The pandemic may have pushed you to save money with all the uncertainty out there about making ends meet, but financial experts say it could also pose a risk to our economy’s recovery.
Linda Kobler just got back to work at the Naples Soap Company, and though business is back in action, she said her spending won’t be.
“Right now as a family unit, we’re all being very careful and really only purchasing our necessities at this point,” she said.
Though the store sees several loyal customers, Kolber is noticing they’re cutting back, too.
“They are buying their core product but maybe not buying all the extras that they normally would be.”
It’s part of a trend: Americans are saving more of their money and spending less amid insecurity from the pandemic.
Studies show that in recent years, people have been saving somewhere between 3 cents and 6 cents on each dollar they make, but new data finds they’re now saving 13 cents of each dollar made.

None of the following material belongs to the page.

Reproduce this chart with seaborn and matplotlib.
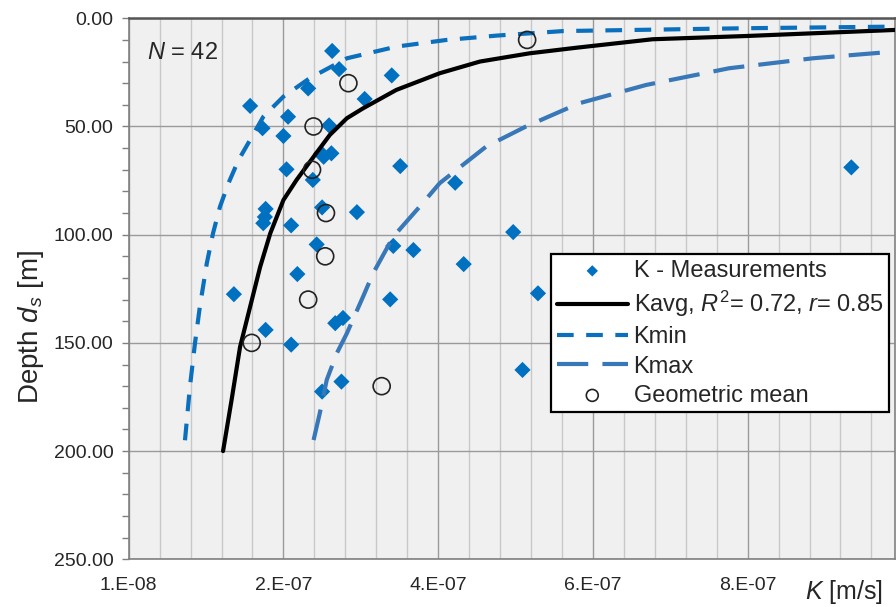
import numpy as np
import pandas as pd
import matplotlib
matplotlib.use("Agg")
import matplotlib.pyplot as plt
from matplotlib.ticker import FixedLocator, MultipleLocator, FuncFormatter
import seaborn as sns

# K - measurements (hydraulic conductivity [m/s] vs depth [m])
meas_k = [2.73e-7, 2.82e-7, 3.50e-7, 2.42e-7, 3.15e-7, 1.67e-7, 2.16e-7, 1.83e-7,
          2.69e-7, 2.10e-7, 2.59e-7, 2.72e-7, 2.62e-7, 3.61e-7, 2.14e-7, 2.48e-7,
          2.60e-7, 1.87e-7, 3.05e-7, 1.86e-7, 1.84e-7, 2.20e-7, 2.53e-7, 3.52e-7,
          3.78e-7, 2.28e-7, 1.46e-7, 3.48e-7, 1.87e-7, 2.77e-7, 2.87e-7, 2.20e-7,
          2.85e-7, 2.60e-7, 4.32e-7, 9.44e-7, 5.07e-7, 4.43e-7, 5.39e-7, 5.19e-7]
meas_d = [15.1, 23.5, 26.4, 32.4, 37.3, 40.5, 45.5, 50.8,
          49.5, 54.4, 62.4, 62.4, 64.0, 68.3, 69.8, 74.7,
          87.4, 88.1, 89.6, 91.8, 94.7, 95.7, 104.5, 105.2,
          107.1, 118.2, 127.5, 129.9, 144.0, 140.9, 138.5, 150.8,
          167.9, 172.5, 76.0, 68.9, 98.8, 113.6, 127.1, 162.5]

# geometric mean per depth interval
gm_k = [5.25e-7, 2.94e-7, 2.49e-7, 2.47e-7, 2.65e-7, 2.64e-7, 2.42e-7, 1.69e-7, 3.37e-7]
gm_d = [10, 30, 50, 70, 90, 110, 130, 150, 170]

# fitted curves
kavg_k = [1.32e-7, 1.43e-7, 1.54e-7, 1.67e-7, 1.80e-7, 1.93e-7, 2.10e-7, 2.27e-7,
          2.49e-7, 2.70e-7, 2.92e-7, 3.13e-7, 3.56e-7, 4.12e-7, 4.64e-7, 5.28e-7,
          5.89e-7, 6.87e-7, 8.08e-7, 1.0e-6]
kavg_d = [200, 176.4, 151.8, 133.3, 114.8, 99.4, 84, 74.7,
          64, 53.9, 46.2, 41.6, 33.1, 25.4, 20, 16.2,
          13.6, 9.7, 8.2, 5.4]

kmin_k = [8.28e-8, 8.92e-8, 9.57e-8, 1.02e-7, 1.11e-7, 1.19e-7, 1.28e-7, 1.39e-7,
          1.52e-7, 1.67e-7, 1.84e-7, 2.10e-7, 2.44e-7, 2.92e-7, 3.56e-7, 4.21e-7,
          4.86e-7, 5.72e-7, 8.08e-7, 9.89e-7]
kmin_d = [195, 170.2, 150.2, 133.3, 113.2, 99.4, 87.1, 76.2,
          65.5, 56.2, 45.5, 36.2, 27.7, 18.5, 13.1, 10,
          8.0, 5.9, 4.6, 3.9]

kmax_k = [2.49e-7, 2.57e-7, 2.66e-7, 2.79e-7, 2.92e-7, 3.13e-7, 3.26e-7, 3.52e-7,
          3.86e-7, 4.12e-7, 4.72e-7, 5.23e-7, 5.92e-7, 6.79e-7, 7.86e-7, 8.94e-7, 9.89e-7]
kmax_d = [194.9, 182.5, 167.1, 154.8, 145.6, 128.6, 117.8, 100.9,
          87.1, 76.2, 59.3, 50.1, 39.3, 30.8, 23.1, 18.5, 15.7]

x_major = [1e-8, 2.1e-7, 4.1e-7, 6.1e-7, 8.1e-7]

sns.set_style("white")
plt.rcParams["font.family"] = ["Liberation Sans", "DejaVu Sans"]
plt.rcParams["mathtext.fontset"] = "custom"
plt.rcParams["mathtext.rm"] = "Liberation Sans"
plt.rcParams["mathtext.it"] = "Liberation Sans:italic"

meas = pd.DataFrame({"K": meas_k, "d": meas_d})
gm = pd.DataFrame({"K": gm_k, "d": gm_d})
kavg = pd.DataFrame({"K": kavg_k, "d": kavg_d})
kmin = pd.DataFrame({"K": kmin_k, "d": kmin_d})
kmax = pd.DataFrame({"K": kmax_k, "d": kmax_d})

fig = plt.figure(figsize=(8.96, 6.07), dpi=100)
ax = fig.add_axes([0.1436, 0.0786, 0.8549, 0.8913])
ax.set_facecolor("#f0f0f0")

sns.scatterplot(data=meas, x="K", y="d", marker="D", s=68, color="#0070c0",
                edgecolor="none", label="K - Measurements", ax=ax, zorder=3)
sns.lineplot(data=kavg, x="K", y="d", sort=False, estimator=None, color="black",
             label="Kavg, $R^2$= 0.72, $r$= 0.85", ax=ax, zorder=4)
line_avg = ax.lines[-1]
sns.lineplot(data=kmin, x="K", y="d", sort=False, estimator=None, color="#0a6fbd",
             ax=ax, zorder=4, label="Kmin")
line_min = ax.lines[-1]
sns.lineplot(data=kmax, x="K", y="d", sort=False, estimator=None, color="#3878b8",
             ax=ax, zorder=4, label="Kmax")
line_max = ax.lines[-1]
line_avg.set_linewidth(3.0)
line_min.set_linewidth(3.0)
line_max.set_linewidth(3.0)
line_min.set_linestyle((0, (4.0, 3.0)))
line_max.set_linestyle((0, (7.5, 3.4)))
sns.scatterplot(data=gm, x="K", y="d", marker="o", s=150, facecolor="none",
                edgecolor="#222222", linewidth=1.2, label="Geometric mean",
                ax=ax, zorder=5)

ax.set_xlim(1e-8, 1e-6)
ax.set_ylim(250, 0)

ax.xaxis.set_major_locator(FixedLocator(x_major))
ax.xaxis.set_minor_locator(FixedLocator(np.arange(5e-8, 1e-6, 4e-8)))
ax.xaxis.set_major_formatter(FuncFormatter(lambda v, p: format(v, "#.0E")))
ax.yaxis.set_major_locator(MultipleLocator(50))
ax.yaxis.set_minor_locator(MultipleLocator(10))
ax.yaxis.set_major_formatter(FuncFormatter(lambda v, p: f"{v:.2f}"))

ax.grid(which="major", axis="both", color="#9a9a9a", lw=1.0)
ax.grid(which="minor", axis="x", color="#c8c8c8", lw=1.0)
ax.set_axisbelow(True)

ax.tick_params(axis="x", which="both", length=0, labelsize=14, pad=13)
ax.tick_params(axis="y", which="both", direction="out", length=5, width=1,
               color="#808080", labelsize=14, pad=6, left=True)

for side in ["left", "bottom", "right"]:
    ax.spines[side].set_color("#808080")
    ax.spines[side].set_linewidth(1.2)
ax.spines["top"].set_color("#555555")
ax.spines["top"].set_linewidth(1.8)

ax.set_xlabel("$K$ [m/s]", fontsize=18, ha="right")
ax.xaxis.set_label_coords(0.985, -0.06)
ax.xaxis.label.set_va("center")
ax.set_ylabel("Depth $d_s$ [m]", fontsize=20)
ax.yaxis.label.set_va("center")
ax.yaxis.set_label_coords(-0.128, 0.43)

ax.text(0.024, 0.936, "$N$ = 42", transform=ax.transAxes, fontsize=17,
        ha="left", va="center")

handles, labels = ax.get_legend_handles_labels()
leg = ax.legend(handles, labels, loc="upper right", bbox_to_anchor=(0.993, 0.564),
                borderaxespad=0, fontsize=17, frameon=True, fancybox=False,
                framealpha=1, edgecolor="black", markerscale=0.7,
                handlelength=3.0, handletextpad=0.25, labelspacing=0.3,
                borderpad=0.25)
leg.get_frame().set_linewidth(1.6)

fig.savefig("out.png", dpi=100)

“As a consumer becomes concerned about the economic outlook, the tendency is to cut back on spending and when consumers do this in mass, that lack of activity on the part of the consumer actually serves to slow or increase the slowing of the economy,” said Dr. Shelton Weeks, a finance expert at Florida Gulf Coast University.
He said there is hope, that saving now and spending later could help the economy down the road.
“It’s gonna allow people to make prudent investments down the road but that has a longer term effect than what we would see if consumers were to take money, say the stimulus money, and pour that back into the economy today.”
Aside from spending less and saving more, studies show that people are also slashing their debt on things like credit cards so they can be prepared if their jobs are threatened.